In such contexts, internal communication cannot rely on clarity alone. A well-written message is no longer enough. Employees increasingly read organisational communication interpretively. They assess whether leadership language matches managerial behaviour, whether stated commitments match day-to-day realities, and whether organisational values are visible in practice rather than only in narrative. Where there is alignment, communication can strengthen credibility and trust. Where there is a visible gap, even polished messaging may be met with scepticism, distance, or quiet disengagement.

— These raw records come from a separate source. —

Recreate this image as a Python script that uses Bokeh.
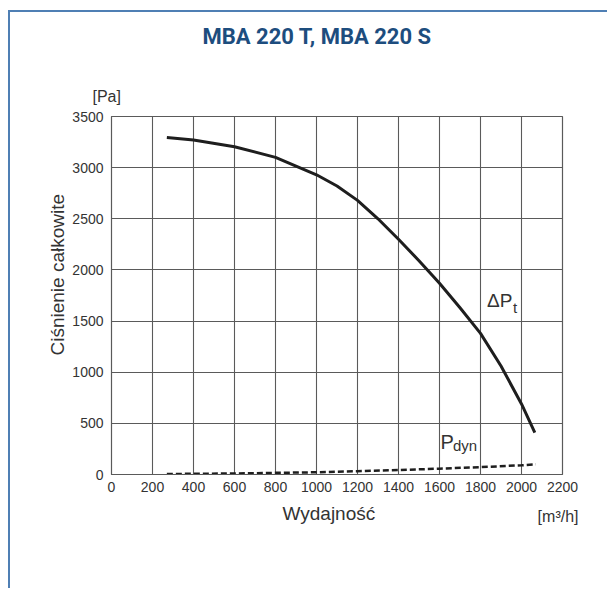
from bokeh.plotting import figure
from bokeh.models import Label, Range1d, FixedTicker, Title
from bokeh.embed import file_html
from bokeh.resources import INLINE

# Data
flow_dp = [270, 400, 600, 800, 1000, 1100, 1200, 1300, 1400, 1500, 1600, 1700, 1800, 1900, 2000, 2065]
dp_total = [3295, 3270, 3205, 3100, 2930, 2820, 2680, 2500, 2300, 2090, 1870, 1630, 1380, 1060, 690, 410]
flow_dyn = [270, 600, 1000, 1200, 1400, 1600, 1800, 2000, 2070]
p_dyn = [5, 10, 22, 32, 44, 57, 72, 90, 100]
x_ticks = [0, 200, 400, 600, 800, 1000, 1200, 1400, 1600, 1800, 2000, 2200]
y_ticks = [0, 500, 1000, 1500, 2000, 2500, 3000, 3500]

title_text = "MBA 220 T, MBA 220 S"
x_label = "Wydajność"
y_label = "Ciśnienie całkowite"
y_unit = "[Pa]"
x_unit = "[m³/h]"

FONT = "Liberation Sans"
TXT = "#333333"
GRID = "#5a5a5a"
C = "#4f7fb4"

bg = (f"linear-gradient(to bottom, transparent 10px, {C} 10px, {C} 12px, transparent 12px) "
      f"8px 0px / 100% 100% no-repeat, "
      f"linear-gradient(to right, transparent 8px, {C} 8px, {C} 10px, transparent 10px) "
      f"0px 10px / 100% 100% no-repeat, #ffffff")

p = figure(width=607, height=588, output_backend="svg", toolbar_location=None,
           x_range=Range1d(0, 2200), y_range=Range1d(0, 3500),
           min_border_left=111, min_border_right=45, min_border_top=116, min_border_bottom=114,
           styles={"background": bg})
p.background_fill_color = "white"
p.border_fill_alpha = 0
p.outline_line_color = GRID
p.outline_line_width = 1.2

p.xaxis.ticker = FixedTicker(ticks=x_ticks)
p.yaxis.ticker = FixedTicker(ticks=y_ticks)
for ax in (p.xaxis, p.yaxis):
    ax.axis_line_color = GRID
    ax.major_tick_out = 0
    ax.major_tick_in = 0
    ax.minor_tick_out = 0
    ax.minor_tick_in = 0
    ax.major_label_text_font = FONT
    ax.major_label_text_font_size = "14px"
    ax.major_label_text_color = TXT
p.xaxis.major_label_standoff = 7
p.yaxis.major_label_standoff = 8

p.xgrid.ticker = FixedTicker(ticks=x_ticks)
p.ygrid.ticker = FixedTicker(ticks=y_ticks)
p.grid.grid_line_color = GRID
p.grid.grid_line_width = 1.1

p.line(flow_dp, dp_total, line_color="#1e1e1e", line_width=3)
p.line(flow_dyn, p_dyn, line_color="#1e1e1e", line_width=2.5, line_dash="6 3")

# Curve labels
lab = dict(text_font=FONT, text_color=TXT, text_baseline="alphabetic")
p.add_layout(Label(x=1832, y=1700, text="ΔP", text_font_size="19px", **lab))
p.add_layout(Label(x=1958, y=1630, text="t", text_font_size="15px", **lab))
p.add_layout(Label(x=1605, y=313, text="P", text_font_size="20px", **lab))
p.add_layout(Label(x=1666, y=288, text="dyn", text_font_size="15px", **lab))

# Titles and units around the frame
p.add_layout(Title(text=y_unit, align="left", offset=-19, text_font=FONT, text_font_size="16px",
                   text_font_style="normal", text_color=TXT, standoff=24), "above")
p.add_layout(Title(text=title_text, align="left", offset=91, text_font="Roboto",
                   text_font_style="bold", text_font_size="22px", text_color="#1d4d7e",
                   vertical_align="top", standoff=46), "above")
p.add_layout(Title(text=x_label, align="left", offset=171, text_font=FONT, text_font_size="19px",
                   text_font_style="normal", text_color=TXT, standoff=12), "below")
p.add_layout(Title(text=x_unit, align="right", offset=-16, text_font=FONT, text_font_size="16px",
                   text_font_style="normal", text_color=TXT, vertical_align="top",
                   standoff=-44), "below")
p.add_layout(Title(text=y_label, align="left", offset=119, text_font=FONT, text_font_size="19px",
                   text_font_style="normal", text_color=TXT, standoff=4), "left")

open("out.html", "w").write(file_html(p, INLINE))
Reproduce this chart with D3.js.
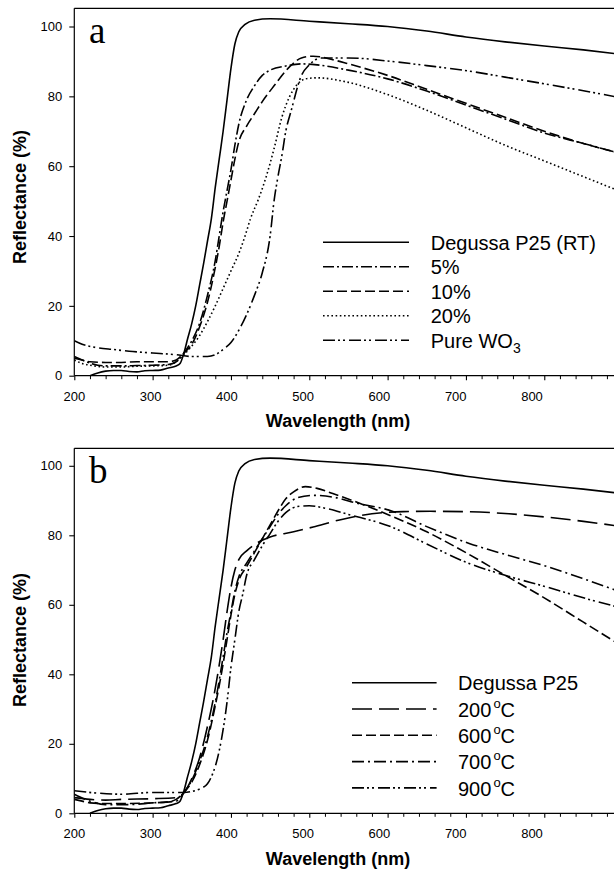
<!DOCTYPE html>
<html>
<head>
<meta charset="utf-8">
<script src="https://cdn.jsdelivr.net/npm/d3@7"></script>
<style>
  html, body { margin: 0; padding: 0; background: #fff; }
  svg { display: block; }
  .tick text { font-family: "Liberation Sans", Arial, sans-serif; font-size: 13px; fill: #000; }
</style>
</head>
<body>
<svg id="chart" width="614" height="871"></svg>
<script>
// ---------------- data ----------------
const xTicksMajor = [200, 300, 400, 500, 600, 700, 800, 900];
const xTickLabels = ["200", "300", "400", "500", "600", "700", "800", ""];
const yTicks = [0, 20, 40, 60, 80, 100];

// Degussa P25 (room temperature), same sample in both panels
const degussaP25 = [[220,0],[230,0.8],[240,1.3],[250,1.5],[260,1.5],[270,1.2],[280,1.1],[290,1.4],[300,1.5],[310,1.6],[320,2.2],[330,2.8],[335,3.5],[340,6.5],[344,10],[350,15],[355,20],[360,26],[365,32],[370,38.5],[375,45],[380,54],[385,62],[390,70],[395,79],[400,88],[405,95],[410,98.5],[418,100.6],[430,101.8],[450,102.2],[500,101.5],[550,100.8],[600,100],[650,98.7],[700,97],[750,95.6],[800,94.4],[850,93.3],[900,92]];

// panel a
const wo3_5 = [[200,5.5],[210,4.5],[220,3.6],[230,3],[240,2.8],[260,2.8],[280,2.9],[300,3],[320,3.2],[330,4],[340,6.5],[350,10],[360,15],[370,23],[380,33],[385,40],[390,47],[395,53],[400,59],[405,66],[410,72],[420,79],[430,83],[440,86],[450,87.5],[470,88.7],[490,89.3],[510,89],[550,87.5],[600,85],[650,81.5],[700,77.5],[750,73.5],[800,69.5],[850,66.5],[900,63.5]];
const wo3_10 = [[200,5],[210,4.5],[220,4],[240,3.8],[260,3.8],[280,4],[300,4],[320,4],[330,4.5],[340,6.5],[350,9],[360,14],[370,21],[380,31],[385,37],[390,44],[395,50],[400,56],[405,62],[410,67],[420,71.5],[430,75],[440,78.5],[455,83],[475,88.5],[490,91],[505,91.5],[530,90.5],[550,89.3],[600,86],[650,82],[700,78],[750,74],[800,70],[850,66.5],[900,63.5]];
const wo3_20 = [[200,4.5],[210,3.5],[220,3],[240,2.5],[260,2.5],[280,2.7],[300,2.8],[320,3],[330,4],[340,6],[350,8.5],[360,11.5],[370,15.5],[380,20],[390,25],[400,30],[410,35],[418,40],[425,45],[435,50.5],[445,57],[455,65],[465,74],[475,80],[485,83.5],[495,85],[510,85.3],[550,84],[600,80.5],[650,76],[700,71],[750,66],[800,61.5],[850,57],[900,52.5]];
const pureWO3 = [[200,10],[210,9],[230,8],[250,7.5],[270,7],[300,6.5],[330,6],[350,5.5],[370,5.5],[380,6],[390,7.5],[400,9.5],[410,13],[420,17.5],[430,23],[440,29.5],[450,40],[455,50],[460,57],[465,63],[470,70],[477,76],[490,86],[500,89],[515,91],[550,91],[605,90],[650,88.8],[705,87.2],[750,85.5],[805,83.4],[850,81.6],[900,79.5]];

// panel b
const calc200 = [[200,4.5],[220,4],[240,3.8],[260,4],[300,4.2],[330,4.5],[340,6],[350,10],[360,16],[370,25],[380,36],[390,50],[395,58],[400,65],[405,70],[410,73],[420,75.5],[435,78],[450,79.5],[480,81],[505,82.4],[540,84.5],[580,86.2],[620,86.8],[655,86.9],[700,86.8],[755,86.2],[800,85.3],[850,84],[900,82.5]];
const calc600 = [[200,4],[210,3.5],[220,3],[240,2.8],[260,2.8],[300,3],[320,3.3],[330,4],[340,6],[350,9],[360,14],[370,21],[380,31],[390,43],[395,50],[400,57],[405,63],[410,67],[420,71],[430,75],[440,79],[450,83],[460,87],[470,90.5],[480,92.5],[495,94],[510,93.5],[530,92],[555,90],[600,86],[650,81],[700,75],[750,68.5],[800,62],[850,55],[900,48]];
const calc700 = [[200,5.5],[220,3.5],[240,2.5],[270,2.5],[300,3],[330,3.5],[340,6],[350,9.5],[360,15],[370,22],[380,32],[390,45],[395,52],[400,58],[405,64],[410,68],[420,72],[430,75.5],[440,79],[450,82.5],[460,86],[470,88.5],[485,90.8],[505,91.5],[530,91],[560,89.3],[605,87],[650,82.5],[705,77.6],[750,74.5],[805,70.9],[850,67.5],[900,63.5]];
const calc900 = [[200,6.5],[230,5.8],[260,5.5],[300,6],[330,6],[340,6],[350,6.3],[360,7],[370,8.5],[375,10.5],[385,18],[395,32],[400,42],[405,50],[410,58],[415,63],[420,68.5],[430,73],[440,77],[450,80.5],[460,84],[470,86.5],[485,88.3],[500,88.5],[520,87.8],[550,86],[605,82.4],[650,77.5],[705,71.8],[750,68.5],[805,65],[850,62],[900,59]];

const legendA = ["Degussa P25 (RT)", "5%", "10%", "20%", "Pure WO3"];
const legendB = ["Degussa P25", "200 °C", "600 °C", "700 °C", "900 °C"];

// ---------------- drawing ----------------
const svg = d3.select("#chart");
svg.append("rect").attr("width", 614).attr("height", 871).attr("fill", "#fff");

const x = d3.scaleLinear().domain([200, 900]).range([74.3, 622.6]);
// tick labels in the original sit on a slightly tighter spacing than the ticks
const xLab = d3.scaleLinear().domain([200, 800]).range([73.8, 531.5]);

const dash = {
  solid: null,
  dashDot: "11,3,2,3",
  dashed: "10,4",
  dotted: "1.6,2.6",
  dashDotDot: "12,3,2,3,2,4",
  longDash: "20,7",
  dashDotB: "12,4,2,4"
};

const panels = [
  {
    name: "a", top: 8.3, bottom: 375.7, y100: 26.5,
    series: [
      {data: degussaP25, dash: dash.solid, label: legendA[0]},
      {data: wo3_5, dash: dash.dashDot, label: legendA[1]},
      {data: wo3_10, dash: dash.dashed, label: legendA[2]},
      {data: wo3_20, dash: dash.dotted, label: legendA[3]},
      {data: pureWO3, dash: dash.dashDotDot, label: legendA[4]}
    ],
    leg: {x1: 323, x2: 409, tx: 430.7, y0: 242.3, dy: 24.5},
    yLabelY: 197, xLabelY: 427
  },
  {
    name: "b", top: 448.3, bottom: 813.3, y100: 465.8,
    series: [
      {data: degussaP25, dash: dash.solid, label: legendB[0]},
      {data: calc200, dash: dash.longDash, label: legendB[1]},
      {data: calc600, dash: dash.dashed, label: legendB[2]},
      {data: calc700, dash: dash.dashDotB, label: legendB[3]},
      {data: calc900, dash: dash.dashDotDot, label: legendB[4]}
    ],
    leg: {x1: 352, x2: 436.6, tx: 458, y0: 682.7, dy: 26.3},
    yLabelY: 640, xLabelY: 865
  }
];

panels.forEach((p, pi) => {
  const y = d3.scaleLinear().domain([0, 100]).range([p.bottom, p.y100]);
  const g = svg.append("g");

  // clip
  const clipId = "clip" + pi;
  svg.append("clipPath").attr("id", clipId)
    .append("rect").attr("x", x(200)).attr("y", p.top)
    .attr("width", 614 - x(200)).attr("height", p.bottom - p.top + 1);

  // frame (top and left)
  g.append("line").attr("x1", x(200)).attr("x2", 614).attr("y1", p.top).attr("y2", p.top)
    .attr("stroke", "#000").attr("stroke-width", 1.2);
  g.append("line").attr("x1", x(200)).attr("x2", x(200)).attr("y1", p.top).attr("y2", p.bottom)
    .attr("stroke", "#000").attr("stroke-width", 1.2);
  g.append("line").attr("x1", x(200)).attr("x2", 614).attr("y1", p.bottom).attr("y2", p.bottom)
    .attr("stroke", "#000").attr("stroke-width", 1.2);

  // x axis majors
  const xAxis = d3.axisBottom(x).tickValues(xTicksMajor)
    .tickFormat((d, i) => xTickLabels[i]).tickSizeInner(4.5).tickSizeOuter(0).tickPadding(11.3);
  const gx = g.append("g").attr("transform", `translate(0,${p.bottom})`).call(xAxis);
  gx.select(".domain").remove();
  gx.selectAll(".tick line").attr("stroke-width", 1.1);
  gx.selectAll(".tick text").attr("x", d => (d <= 800 ? xLab(d) - x(d) : 0));
  // x axis minors
  const minors = d3.range(220, 900, 20).filter(v => v % 100 !== 0);
  const gxm = g.append("g").attr("transform", `translate(0,${p.bottom})`)
    .call(d3.axisBottom(x).tickValues(minors).tickSizeInner(3.5).tickSizeOuter(0).tickFormat(""));
  gxm.select(".domain").remove();
  gxm.selectAll(".tick line").attr("stroke-width", 1);

  // y axis
  const gy = g.append("g").attr("transform", `translate(${x(200)},0)`)
    .call(d3.axisLeft(y).tickValues(yTicks).tickSizeInner(5).tickSizeOuter(0).tickPadding(7));
  gy.select(".domain").remove();
  gy.selectAll(".tick line").attr("stroke-width", 1.1);

  // curves
  const line = d3.line().x(d => x(d[0])).y(d => y(d[1])).curve(d3.curveMonotoneX);
  const gl = g.append("g").attr("clip-path", `url(#${clipId})`);
  p.series.forEach(s => {
    gl.append("path").attr("d", line(s.data)).attr("fill", "none")
      .attr("stroke", "#000").attr("stroke-width", 1.6)
      .attr("stroke-dasharray", s.dash);
  });

  // legend
  p.series.forEach((s, i) => {
    const ly = p.leg.y0 + i * p.leg.dy;
    g.append("line").attr("x1", p.leg.x1).attr("x2", p.leg.x2).attr("y1", ly).attr("y2", ly)
      .attr("stroke", "#000").attr("stroke-width", 1.6).attr("stroke-dasharray", s.dash);
    const t = g.append("text").attr("x", p.leg.tx).attr("y", ly + 7.6)
      .attr("font-family", "Liberation Sans, Arial, sans-serif").attr("font-size", 20).attr("fill", "#000");
    const lab = s.label;
    if (lab.endsWith("WO3")) {
      t.append("tspan").text(lab.slice(0, -1));
      t.append("tspan").attr("dy", 5).attr("font-size", 14).text("3");
    } else if (lab.includes("°C")) {
      const num = lab.split(" ")[0];
      t.append("tspan").text(num);
      t.append("tspan").attr("dx", 2).attr("dy", -9).attr("font-size", 13).text("o");
      t.append("tspan").attr("dy", 9).text("C");
    } else {
      t.text(lab);
    }
  });

  // panel letter
  g.append("text").attr("x", 89).attr("y", p.top + 34.5)
    .attr("font-family", "Liberation Serif, Times New Roman, serif").attr("font-size", 37)
    .attr("fill", "#000").text(p.name);

  // axis titles
  g.append("text").attr("x", 338).attr("y", p.xLabelY).attr("text-anchor", "middle")
    .attr("font-family", "Liberation Sans, Arial, sans-serif").attr("font-weight", "bold")
    .attr("font-size", 18).attr("fill", "#000").text("Wavelength (nm)");
  g.append("text").attr("transform", `translate(25.5,${p.yLabelY}) rotate(-90)`)
    .attr("text-anchor", "middle")
    .attr("font-family", "Liberation Sans, Arial, sans-serif").attr("font-weight", "bold")
    .attr("font-size", 18).attr("fill", "#000").text("Reflectance (%)");
});
</script>
</body>
</html>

This is one reason internal communication now deserves to be treated as a genuinely strategic discipline. Its role is not simply to distribute information efficiently, but to understand how communication is likely to be received in contexts shaped by ambiguity, fatigue, mistrust, or competing expectations. In other words, the challenge is not only one of transmission. It is one of interpretation.

My experience advising and observing communication around complex organisational issues has repeatedly shown that employees are highly attentive to tone, timing, omission, and inconsistency. They notice what is emphasised, what is softened, and what appears difficult to reconcile. They also notice when communication seems designed to preserve a sense of coherence without fully addressing the tensions that employees themselves are experiencing. In such moments, the issue is not whether the message was delivered. The issue is whether it was believed.

This should matter greatly to senior leaders across HR, Internal Communications, and Employee Experience. Communication is often tasked with supporting culture and engagement, yet these outcomes depend heavily on whether employees see organisational messages as credible. Traditional communication measures such as reach, open rates, or campaign completion may indicate activity, but they do not tell us enough about how employees are making sense of what they are hearing. A message can be visible, professional, and well-structured, yet still fail if it feels misaligned with organisational reality.

That is why internal communication must become more comfortable engaging with complexity rather than smoothing it over too quickly. It cannot resolve every contradiction within organisational life, nor should it claim to. But it can play a much more meaningful role when it is grounded in credibility, context, and realism. This means recognising tensions where they exist, resisting overly simplified narratives, and understanding that trust is not built through polished language alone. It is built through communication that feels proportionate, honest, and consistent with what employees can see and experience for themselves.

As organisations continue to undergo transformation, the question is no longer simply how to communicate more effectively. It is how to communicate credibly when employees are paying close attention to the distance between what organisations say and what they actually do.

In that environment, the most effective internal communication will not necessarily be the most polished. It will be the most believable.